## [AIM OF THE EXERCISE]
The line containing "in np.round(ax.get_yticks(), 1)])" marks the end: extract everything from the first line of the data through that line, exactly, with no pictures.

## [EXTRACTED MATERIAL]
__________

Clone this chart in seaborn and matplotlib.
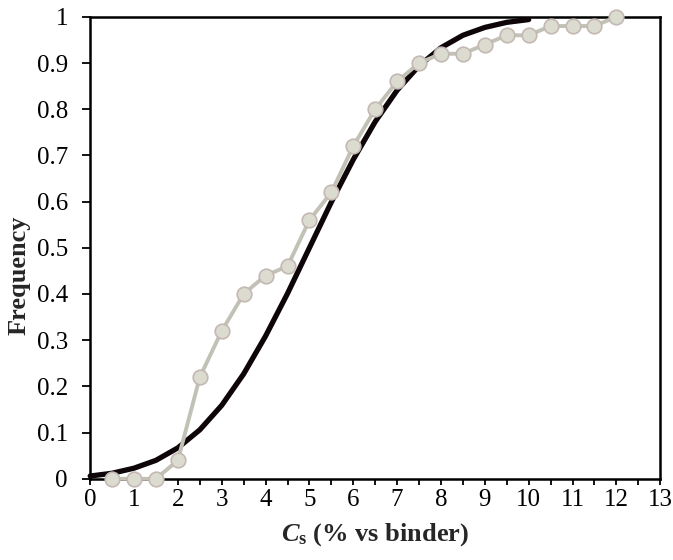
import numpy as np
import pandas as pd
import matplotlib
matplotlib.use("Agg")
import matplotlib.pyplot as plt
from matplotlib.ticker import MultipleLocator
import seaborn as sns

### Data
# fitted cumulative curve (black)
fit_x = [0, 0.5, 1, 1.5, 2, 2.5, 3, 3.5, 4, 4.5, 5, 5.5, 6, 6.5, 7, 7.5, 8, 8.5, 9, 9.5, 10]
fit_y = [0.006, 0.012, 0.023, 0.040, 0.067, 0.106, 0.159, 0.227, 0.309, 0.401, 0.500,
         0.599, 0.691, 0.773, 0.841, 0.894, 0.933, 0.960, 0.977, 0.988, 0.994]
# observed cumulative frequency (grey)
obs_x = [0.5, 1, 1.5, 2, 2.5, 3, 3.5, 4, 4.5, 5, 5.5, 6, 6.5, 7, 7.5, 8,
         8.5, 9, 9.5, 10, 10.5, 11, 11.5, 12]
obs_y = [0, 0, 0, 0.04, 0.22, 0.32, 0.40, 0.44, 0.46, 0.56, 0.62, 0.72, 0.80, 0.86,
         0.90, 0.92, 0.92, 0.94, 0.96, 0.96, 0.98, 0.98, 0.98, 1.0]

fit = pd.DataFrame({"Cs": fit_x, "freq": fit_y})
obs = pd.DataFrame({"Cs": obs_x, "freq": obs_y})

### Style
sns.set_style("ticks")
plt.rcParams["font.family"] = ["Liberation Serif", "DejaVu Serif"]
plt.rcParams["mathtext.fontset"] = "custom"
plt.rcParams["mathtext.it"] = "Liberation Serif:italic:bold"
plt.rcParams["mathtext.rm"] = "Liberation Serif:bold"

fig = plt.figure(figsize=(6.73, 5.6), dpi=100)
ax = fig.add_axes([0.134, 0.145, 0.847, 0.825])

sns.lineplot(data=fit, x="Cs", y="freq", ax=ax, color="#0d0508", linewidth=3.8,
             zorder=3, clip_on=False)
sns.lineplot(data=obs, x="Cs", y="freq", ax=ax, color="#c2c1b6", linewidth=2.8,
             marker="o", markersize=10.5, markerfacecolor="#dcdbcf",
             markeredgecolor="#c4b8b4", markeredgewidth=1.2, zorder=4, clip_on=False)

ax.set_xlim(0, 13)
ax.set_ylim(0, 1)
ax.xaxis.set_major_locator(MultipleLocator(1))
ax.xaxis.set_minor_locator(MultipleLocator(0.5))
ax.yaxis.set_major_locator(MultipleLocator(0.1))
ax.set_yticklabels([f"{v:g}" for v in np.round(ax.get_yticks(), 1)])

ax.tick_params(axis="both", which="major", direction="out", width=1.3,
               labelsize=18, color="black", labelcolor="black")
ax.tick_params(axis="x", which="both", length=4, width=1.3, pad=3, color="black")
ax.tick_params(axis="y", length=6, pad=10)

for s in ax.spines.values():
    s.set_visible(True)
    s.set_color("black")
    s.set_linewidth(1.8)

ax.set_xlabel(r"$C_\mathrm{s}$ (% vs binder)", fontsize=19, fontweight="bold", labelpad=8)
ax.set_ylabel("Frequency", fontsize=19, fontweight="bold")
ax.yaxis.set_label_coords(-0.105, 0.44)

fig.savefig("out.png", dpi=100)
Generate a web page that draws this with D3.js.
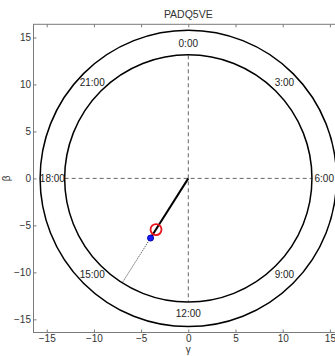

__________

## [EXERCISE ANSWER]
Clone this chart in seaborn and matplotlib.
import numpy as np
import pandas as pd
import matplotlib
matplotlib.use("Agg")
import matplotlib.pyplot as plt
from matplotlib.ticker import MultipleLocator
import seaborn as sns

### Data
# fitted cumulative curve (black)
fit_x = [0, 0.5, 1, 1.5, 2, 2.5, 3, 3.5, 4, 4.5, 5, 5.5, 6, 6.5, 7, 7.5, 8, 8.5, 9, 9.5, 10]
fit_y = [0.006, 0.012, 0.023, 0.040, 0.067, 0.106, 0.159, 0.227, 0.309, 0.401, 0.500,
         0.599, 0.691, 0.773, 0.841, 0.894, 0.933, 0.960, 0.977, 0.988, 0.994]
# observed cumulative frequency (grey)
obs_x = [0.5, 1, 1.5, 2, 2.5, 3, 3.5, 4, 4.5, 5, 5.5, 6, 6.5, 7, 7.5, 8,
         8.5, 9, 9.5, 10, 10.5, 11, 11.5, 12]
obs_y = [0, 0, 0, 0.04, 0.22, 0.32, 0.40, 0.44, 0.46, 0.56, 0.62, 0.72, 0.80, 0.86,
         0.90, 0.92, 0.92, 0.94, 0.96, 0.96, 0.98, 0.98, 0.98, 1.0]

fit = pd.DataFrame({"Cs": fit_x, "freq": fit_y})
obs = pd.DataFrame({"Cs": obs_x, "freq": obs_y})

### Style
sns.set_style("ticks")
plt.rcParams["font.family"] = ["Liberation Serif", "DejaVu Serif"]
plt.rcParams["mathtext.fontset"] = "custom"
plt.rcParams["mathtext.it"] = "Liberation Serif:italic:bold"
plt.rcParams["mathtext.rm"] = "Liberation Serif:bold"

fig = plt.figure(figsize=(6.73, 5.6), dpi=100)
ax = fig.add_axes([0.134, 0.145, 0.847, 0.825])

sns.lineplot(data=fit, x="Cs", y="freq", ax=ax, color="#0d0508", linewidth=3.8,
             zorder=3, clip_on=False)
sns.lineplot(data=obs, x="Cs", y="freq", ax=ax, color="#c2c1b6", linewidth=2.8,
             marker="o", markersize=10.5, markerfacecolor="#dcdbcf",
             markeredgecolor="#c4b8b4", markeredgewidth=1.2, zorder=4, clip_on=False)

ax.set_xlim(0, 13)
ax.set_ylim(0, 1)
ax.xaxis.set_major_locator(MultipleLocator(1))
ax.xaxis.set_minor_locator(MultipleLocator(0.5))
ax.yaxis.set_major_locator(MultipleLocator(0.1))
ax.set_yticklabels([f"{v:g}" for v in np.round(ax.get_yticks(), 1)])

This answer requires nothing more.